YOUR INSTRUCTIONS. From the very first line of the data to the line containing "var floorY = 0.28;", retype everything exactly, leaving the pictures behind.

_____

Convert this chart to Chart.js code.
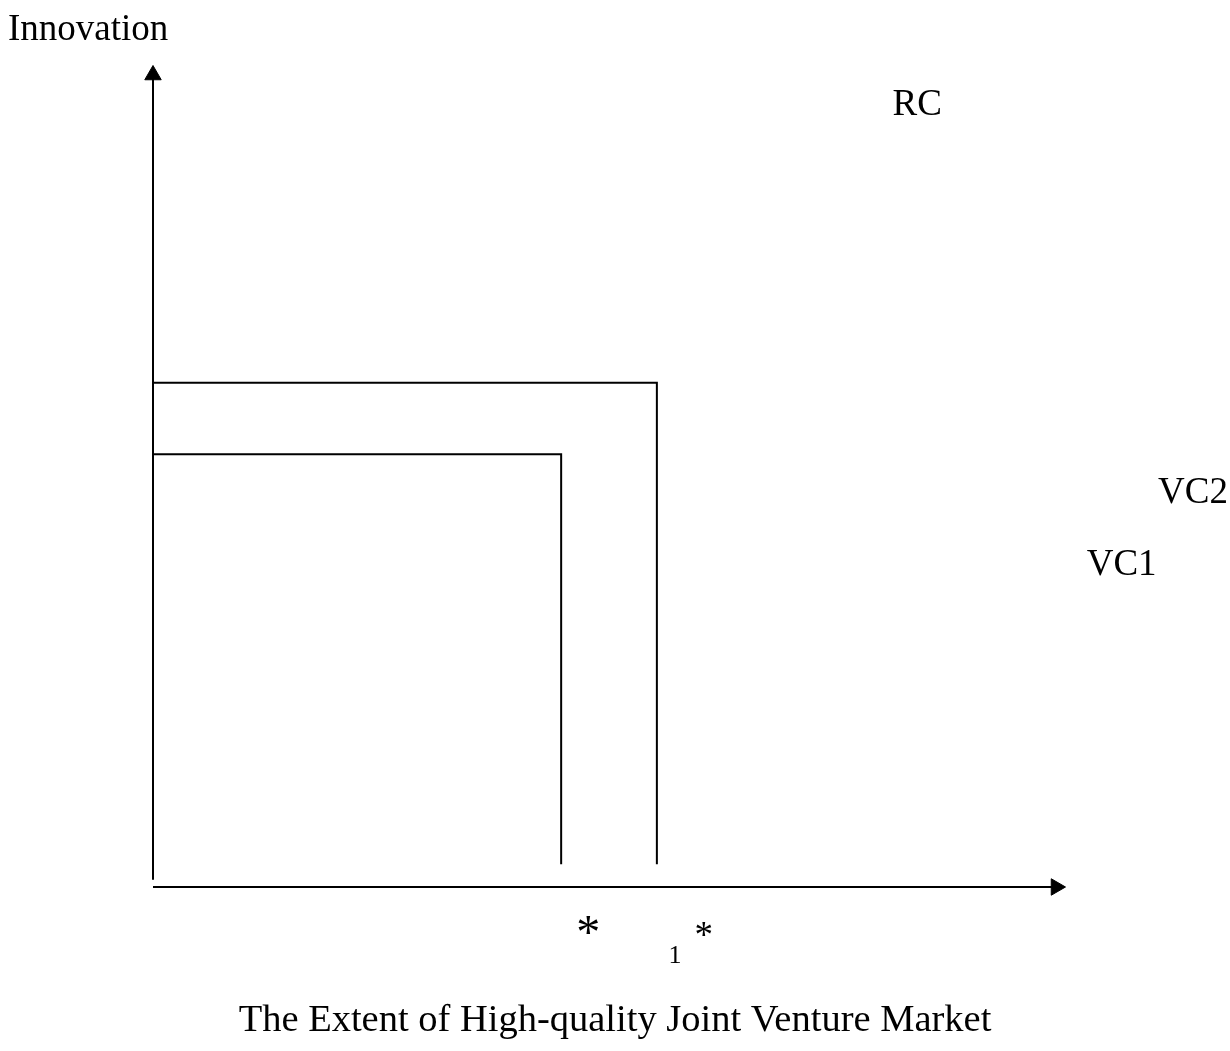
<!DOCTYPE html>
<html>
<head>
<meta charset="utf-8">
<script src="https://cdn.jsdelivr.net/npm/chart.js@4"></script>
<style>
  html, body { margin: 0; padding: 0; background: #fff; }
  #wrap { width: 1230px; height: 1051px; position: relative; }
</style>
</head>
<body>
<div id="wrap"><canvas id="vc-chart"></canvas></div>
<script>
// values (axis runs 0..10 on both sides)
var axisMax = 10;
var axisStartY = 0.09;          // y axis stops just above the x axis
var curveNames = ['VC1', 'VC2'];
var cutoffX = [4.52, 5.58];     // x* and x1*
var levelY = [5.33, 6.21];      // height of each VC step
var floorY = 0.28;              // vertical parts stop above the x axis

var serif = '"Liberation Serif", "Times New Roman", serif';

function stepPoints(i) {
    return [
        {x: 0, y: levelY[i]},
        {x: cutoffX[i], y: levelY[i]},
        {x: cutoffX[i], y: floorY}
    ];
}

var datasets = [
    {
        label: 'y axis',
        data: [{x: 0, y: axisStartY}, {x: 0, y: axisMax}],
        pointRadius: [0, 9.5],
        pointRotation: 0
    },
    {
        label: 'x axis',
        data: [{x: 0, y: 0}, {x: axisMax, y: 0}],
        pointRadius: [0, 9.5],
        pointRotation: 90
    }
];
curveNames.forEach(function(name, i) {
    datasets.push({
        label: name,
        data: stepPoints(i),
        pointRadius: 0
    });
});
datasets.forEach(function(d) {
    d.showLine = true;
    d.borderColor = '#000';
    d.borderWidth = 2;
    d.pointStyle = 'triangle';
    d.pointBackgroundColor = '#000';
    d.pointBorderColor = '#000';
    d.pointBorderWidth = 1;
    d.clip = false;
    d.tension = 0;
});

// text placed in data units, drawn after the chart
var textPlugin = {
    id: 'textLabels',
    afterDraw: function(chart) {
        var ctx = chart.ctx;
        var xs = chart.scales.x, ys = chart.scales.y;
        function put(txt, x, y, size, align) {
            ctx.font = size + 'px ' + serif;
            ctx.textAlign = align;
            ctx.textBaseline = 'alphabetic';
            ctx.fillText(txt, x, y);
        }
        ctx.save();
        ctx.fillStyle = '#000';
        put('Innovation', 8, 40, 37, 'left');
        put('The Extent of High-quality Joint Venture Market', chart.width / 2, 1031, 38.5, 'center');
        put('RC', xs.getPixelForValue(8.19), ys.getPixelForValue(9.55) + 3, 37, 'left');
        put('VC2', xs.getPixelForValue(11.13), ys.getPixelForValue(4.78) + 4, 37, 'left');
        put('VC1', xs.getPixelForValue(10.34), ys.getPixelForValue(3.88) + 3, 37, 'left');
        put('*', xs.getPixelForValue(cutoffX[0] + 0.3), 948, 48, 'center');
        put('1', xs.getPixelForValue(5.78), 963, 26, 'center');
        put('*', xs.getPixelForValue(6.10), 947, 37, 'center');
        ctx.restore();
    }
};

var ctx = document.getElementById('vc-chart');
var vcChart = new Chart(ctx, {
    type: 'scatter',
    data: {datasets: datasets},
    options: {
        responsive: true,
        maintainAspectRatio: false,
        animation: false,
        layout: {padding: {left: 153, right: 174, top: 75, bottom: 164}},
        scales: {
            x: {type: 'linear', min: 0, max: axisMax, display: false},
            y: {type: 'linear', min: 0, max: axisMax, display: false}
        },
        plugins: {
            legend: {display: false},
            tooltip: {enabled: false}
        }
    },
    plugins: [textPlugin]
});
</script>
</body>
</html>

_____

THE SOLUTION.
Convert this chart to Chart.js code.
<!DOCTYPE html>
<html>
<head>
<meta charset="utf-8">
<script src="https://cdn.jsdelivr.net/npm/chart.js@4"></script>
<style>
  html, body { margin: 0; padding: 0; background: #fff; }
  #wrap { width: 1230px; height: 1051px; position: relative; }
</style>
</head>
<body>
<div id="wrap"><canvas id="vc-chart"></canvas></div>
<script>
// values (axis runs 0..10 on both sides)
var axisMax = 10;
var axisStartY = 0.09;          // y axis stops just above the x axis
var curveNames = ['VC1', 'VC2'];
var cutoffX = [4.52, 5.58];     // x* and x1*
var levelY = [5.33, 6.21];      // height of each VC step
var floorY = 0.28;              // vertical parts stop above the x axis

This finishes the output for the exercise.